Ana Simão*
O dia 2 de setembro de 2025, de fato, já entrou para a história do Brasil. O julgamento do ex-presidente Jair Bolsonaro e outros sete réus acusados de tentativa de Golpe de Estado e abolição violenta do Estado Democrático de Direito, organização criminosa armada, dano qualificado contra o patrimônio da União e deterioração de patrimônio tombado é um fato digno de ser sublinhado, sobretudo, porque entre os réus estão seis militares. Exceto o Capitão Bolsonaro – cuja passagem pelo Exército foi rigorosamente desabonadora para a Instituição – e o Tenente Coronel Cid, os demais são de alta patente, generais e almirante de esquadra, todos oficiais quatro estrelas. Inusitadamente, os esforços dos advogados de defesa buscaram, de todas as formas, afastar seus clientes da trama golpista que, no entanto, não foi contestada em totalidade.
Então, ao longo da semana, o Brasil assistiu o julgamento que parecia ser difícil de ocorrer num país cujo passado recente optou sistematicamente por uma transição democrática pactuada. O ministro relator do processo, Alexandre de Moraes, abriu sua apresentação lembrando o passado: “a história nos ensina que a impunidade, a omissão e a covardia não são opções para a pacificação”. Na sequência, o Procurador Geral da República Paulo Gonet, destacou que “não reprimir criminalmente tentativas dessa ordem recrudesce o autoritarismo e põe em risco o modelo de vida civilizada”. As duas breves frases têm a força de aproximar passado e presente.

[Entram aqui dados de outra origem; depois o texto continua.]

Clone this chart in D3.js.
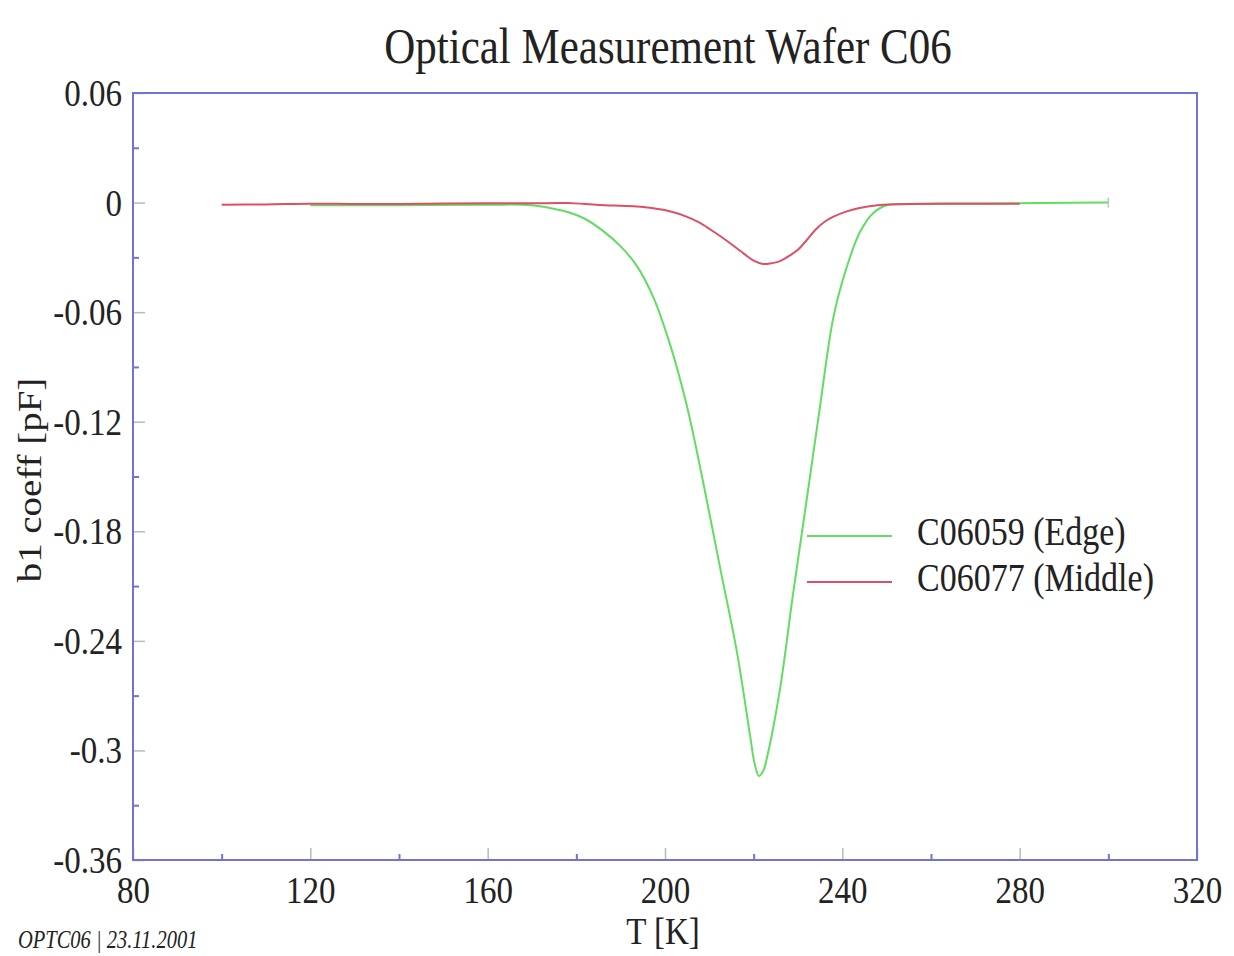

O poder da caserna numa perspectiva histórica
Na história do Brasil Republicano não faltam golpes e tentativas de ruptura constitucional. Dos quatorze eventos desta natureza, pontuamos em especial seis episódios que ilustram a influência dos militares na política brasileira, a começar pelo próprio 15 de novembro de 1889, quando foi instalada a República no Brasil. Na mudança do regime, os principais atores desse movimento foram os militares. Em que pese os grupos civis republicanos estivessem se organizando desde 1870 e articulando com oficiais do Exército a implantação da República, tais agentes políticos acabaram sendo secundários na derrubada da Monarquia. Assim, a República nasceu sob a égide da caserna.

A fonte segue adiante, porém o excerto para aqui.